The problem is to find an expression for the time it takes for a cylindrical water tank is half empty. I am given that the water tank has a diameter of $D_0$ and a hight $H$. The water outlet is placed in the bottom of the water tank and has a diameter $D$.
I am using the Bernoulli's equation to find the velocity to have the expression $v=\sqrt{2gH}$, because both pressures are atmospheric.

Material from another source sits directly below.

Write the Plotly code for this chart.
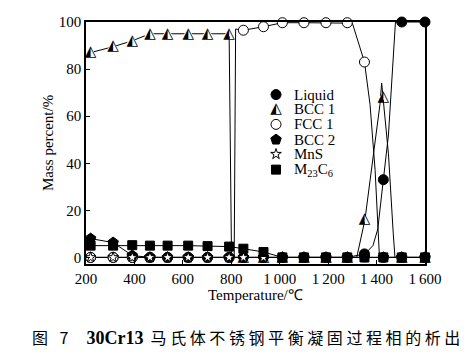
import plotly.graph_objects as go

# ---------------- data ----------------
T = [219, 312, 391, 464, 537, 622, 702, 791, 850, 933, 1011, 1100, 1191, 1279, 1350, 1428, 1504, 1600]
liquid = [0, 0, 0, 0, 0, 0, 0, 0, 0, 0, 0, 0, 0, 0, 1.5, 33, 100, 100]
bcc1 = [87, 89.5, 92, 95, 95, 95, 95, 95, 0, 0, 0, 0, 0, 0, 16, 68, 0, 0]
fcc1 = [0, 0, 0, 0, 0, 0, 0, 0, 96.5, 98, 99.7, 99.7, 99.7, 99.7, 83, 0, 0, 0]
bcc2 = [8, 6.3, 0.8, 0, 0, 0, 0, 0, 0, 0, 0, 0, 0, 0, 0, 0, 0, 0]
mns = [0, 0, 0, 0, 0, 0, 0, 0, 0, 0, None, None, None, None, None, None, None, None]
m23c6 = [5, 5, 5.2, 5, 5, 5, 4.8, 4.6, 3.7, 2.3, 0, 0, 0, 0, 0, 0, 0, 0]

# calculated equilibrium curves (lines, denser than the symbols)
liquid_line_T = [219, 1279, 1352, 1385, 1405, 1418, 1428, 1449, 1478, 1504, 1600]
liquid_line_v = [0, 0, 1.5, 5, 12, 25, 33, 52, 100, 100, 100]
bcc1_line_T = [219, 312, 391, 464, 537, 622, 702, 791, 801, 1318, 1352, 1387, 1414, 1421, 1449, 1469, 1476, 1600]
bcc1_line_v = [87, 89.5, 92, 95, 95, 95, 95, 95, 0, 0, 16, 44, 65, 74, 44, 10, 0, 0]
fcc1_line_T = [219, 791, 812, 818, 850, 933, 1011, 1100, 1191, 1279, 1300, 1350, 1373, 1394, 1407, 1412, 1600]
fcc1_line_v = [0, 0, 0, 97, 96.5, 98, 99.7, 99.7, 99.7, 99.7, 99.5, 83, 65, 37, 10, 0, 0]
bcc2_line_T = [219, 312, 391, 464, 1600]
bcc2_line_v = [8, 6.3, 0.8, 0, 0]
mns_line_T = [219, 1600]
mns_line_v = [0, 0]
m23c6_line_T = [219, 312, 391, 464, 537, 622, 702, 791, 850, 933, 1011, 1600]
m23c6_line_v = [5, 5, 5.2, 5, 5, 5, 4.8, 4.6, 3.7, 2.3, 0, 0]

x_tickvals = [200, 400, 600, 800, 1000, 1200, 1400, 1600]
x_ticktext = ["200", "400", "600", "800", "1\u2009000", "1\u2009200", "1\u2009400", "1\u2009600"]
y_tickvals = [0, 20, 40, 60, 80, 100]

legend_names = ["Liquid", "BCC 1", "FCC 1", "BCC 2", "MnS", "M<sub>23</sub>C<sub>6</sub>"]

SERIF = "Liberation Serif, Times New Roman, serif"
HALF_TRI = "\u25ED"  # up-pointing triangle with left half black

fig = go.Figure()

# lines first
for lx, ly in [(liquid_line_T, liquid_line_v), (bcc1_line_T, bcc1_line_v),
               (fcc1_line_T, fcc1_line_v), (bcc2_line_T, bcc2_line_v),
               (mns_line_T, mns_line_v), (m23c6_line_T, m23c6_line_v)]:
    fig.add_trace(go.Scatter(x=lx, y=ly, mode="lines",
                             line=dict(color="black", width=1), showlegend=False,
                             hoverinfo="skip"))

styles = [
    dict(symbol="circle", size=10, color="black", line=dict(color="black", width=1)),
    None,  # half-filled triangle drawn with a glyph
    dict(symbol="circle", size=10, color="white", line=dict(color="black", width=1)),
    dict(symbol="pentagon", size=11, color="black", line=dict(color="black", width=1)),
    dict(symbol="star", size=8, color="white", line=dict(color="black", width=1)),
    dict(symbol="square", size=9, color="black", line=dict(color="black", width=1)),
]
series = [liquid, bcc1, fcc1, bcc2, mns, m23c6]


def add_symbol(xs, ys, st, xaxis="x", yaxis="y"):
    if st is None:
        fig.add_trace(go.Scatter(x=xs, y=ys, mode="markers+text", text=[HALF_TRI] * len(xs),
                                 textposition="middle center",
                                 textfont=dict(size=15, family="DejaVu Sans", color="black"),
                                 marker=dict(symbol="triangle-up", size=10, color="white",
                                             line=dict(width=0)),
                                 xaxis=xaxis, yaxis=yaxis, showlegend=False, cliponaxis=False))
    else:
        fig.add_trace(go.Scatter(x=xs, y=ys, mode="markers", marker=st,
                                 xaxis=xaxis, yaxis=yaxis, showlegend=False, cliponaxis=False))


for vals, st in zip(series, styles):
    add_symbol(T, vals, st)

# legend swatches on an overlay axis (paper-like 0..1)
leg_x = 0.5605
leg_y = [0.700, 0.641, 0.577, 0.514, 0.454, 0.390]
for i, st in enumerate(styles):
    add_symbol([leg_x], [leg_y[i]], st, "x2", "y2")
    fig.add_annotation(x=0.6077, y=leg_y[i], xref="paper", yref="paper",
                       text=legend_names[i], showarrow=False, xanchor="left",
                       yanchor="middle", font=dict(family=SERIF, size=15, color="black"))

axis_common = dict(showline=True, linecolor="black", linewidth=1.6, mirror=True,
                   ticks="inside", ticklen=4, tickcolor="black", showgrid=False,
                   zeroline=False, tickfont=dict(family=SERIF, size=15, color="black"))

# the page body adds an 8 px offset; margins compensate so the plot lands where the reference has it
fig.update_layout(
    width=466, height=347,
    margin=dict(l=78, r=49, t=6, b=91),
    paper_bgcolor="white", plot_bgcolor="white",
    showlegend=False,
    xaxis=dict(range=[200, 1600], tickvals=x_tickvals, ticktext=x_ticktext,
               ticklabelstandoff=0, **axis_common),
    yaxis=dict(range=[-2.8, 100], tickvals=y_tickvals, ticklabelstandoff=0, **axis_common),
    xaxis2=dict(range=[0, 1], overlaying="x", visible=False, fixedrange=True),
    yaxis2=dict(range=[0, 1], overlaying="y", visible=False, fixedrange=True),
)

fig.add_annotation(x=0.5, y=-0.128, xref="paper", yref="paper", text="Temperature/\u2103",
                   showarrow=False, xanchor="center", yanchor="middle",
                   font=dict(family=SERIF, size=15, color="black"))
fig.add_annotation(x=-0.112, y=0.5, xref="paper", yref="paper", text="Mass percent/%",
                   showarrow=False, textangle=-90, xanchor="center", yanchor="middle",
                   font=dict(family=SERIF, size=15, color="black"))

cap_cn = " ".join("马氏体不锈钢平衡凝固过程相的析出")
caption = ("图\u2002 7" + "\u00a0" * 5 +
           "<span style='font-family:Liberation Serif;font-size:18px'><b>30Cr13</b></span>" +
           "\u00a0\u00a0" + cap_cn)
fig.add_annotation(x=-0.1652, y=-0.30, xref="paper", yref="paper", text=caption,
                   showarrow=False, xanchor="left", yanchor="middle",
                   font=dict(family="Noto Sans CJK SC", size=16, color="black"))

fig.write_html("out.html")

The method I used to find the expression for the time it took for the water tank to be half empty, is to divide the volume of the tank with the flow rate:
$t=\frac{V}{\dot V}$.
The expression for the volume of half of the water tank (We are supposed to calculate the time it takes for half of the volume to flow out, and therefore only half of the volume is used here):
$V=A\cdot H=\frac{\pi}{4} D_0^2 \frac{1}{2}H$=$\frac{\pi}{8} D_0^2H$
while the expression for the flow rate is:
$\dot V=A\cdot v=\frac{\pi}{4} D^2\sqrt{2gH}$
The expression for the time then becomes:
$t=\frac{\frac{\pi}{8} D_0^2H}{\frac{\pi}{4} D^2\sqrt{2gH}}=(\frac{D_0}{D})^2\frac{H}{2\sqrt{2gH}}=\frac{1}{2}(\frac{D_0}{D})^2\sqrt{\frac{H}{2g}}$.
My book uses that
$dV=\frac{\pi}{4}D^2\sqrt{2gz}dt$
and that $dV$ can also be expressed as:
$dV=A_{tank}(-dz)=-\frac{\pi}{4}D_0^2dz$
These two expressions for $dV$ are then put equal to each other and solved for $dt$. This expression is then integrated and the result is the following:
$t=(\frac{D_0}{D})^2 \frac{1}{\sqrt{2g}}(\sqrt{H}-\sqrt{\frac{H}{2}})$
My question is therefore why the first method does not give the same answer for time as the second method?